As street racing was illegal, it went without saying that those who engaged in it did so under the cover of night on some road where there was no traffic or people. However, no matter how the guys went mum about where it was going to be held and at what time, there was really nothing they could do if someone saw them by chance, and called the cops to report them; a truck driver did that, and bragged about it on his radio.
Before Jerry’s Probe and Shane’s Blackbird could cross the finish line, the former, who was on the left lane, was stopped by the police as he was coming straight towards them while Shane put on the brakes, backed up, and slowly made his exit on the right, away from the main road, not stopping until he reached his open trailer, loaded the car, and drove away. Usually, in a street race, someone was on the lookout for cops and would signal the drivers if he saw one or heard the police siren by waving a flashlight, so the race could be aborted and they could escape. That night, however, it seemed that Jerry didn’t notice the warning while Shane did and evaded being caught by the authorities.
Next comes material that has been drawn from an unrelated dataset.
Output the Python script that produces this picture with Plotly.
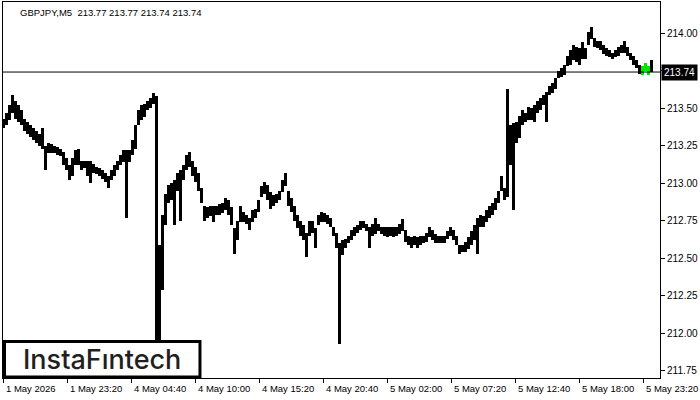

Jerry was arrested, and his car was towed and impounded.
There was a big argument afterward with Jerry’s team wanting to claim the prize money for winning the race, while Shane’s team said that the race wasn’t finished because the warning signal was given, and Shane reacted quickly so he could get away. Some jokingly said that the cops didn’t pursue the Vega because it had a passenger in it, referring to Bob, and thought it couldn’t possibly be involved in the race. Eventually, they were able to settle things as there were rules to be followed, and the race was recorded on camera, so they could review what happened to help them decide. The guys from 1320 Video were there to film the cash days’ race upon the invitation of BoostedGT. The video was uploaded online with the faces blurred although names were mentioned.
What happened to Shane?
Many of Shane’s fans are wondering what was keeping Shane busy these days, and if he really quit “Street Outlaws.” Apparently, during a race he had against Jeff Lutz, The Blackbird made a hard right, hit the curb, and rolled numerous times before stopping on the field – he was unharmed, but his Vega was destroyed – he announced that he was done racing after this, saying that he was broke, and his business couldn’t afford to build another car.
Some believed he only said that because he was frustrated with the way things turned out; he had been on the 10th spot for too long, and was desperate to move up on the list, back to the 6th spot held before, or even higher. Others said that Shane had a reality check, and accepted that perhaps he wasn’t cut out for this. This happened in 2019, but the footage was aired in 2021, as they halted production for a year due to the pandemic.
Shane was not that active on social media, and his posts were mostly about cars and his work at their shop. He did post about his old Vega, the red one, in August 2022 and said that it was up and running after 15 years had passed. Fans remained hopeful that he would make a comeback in the near future.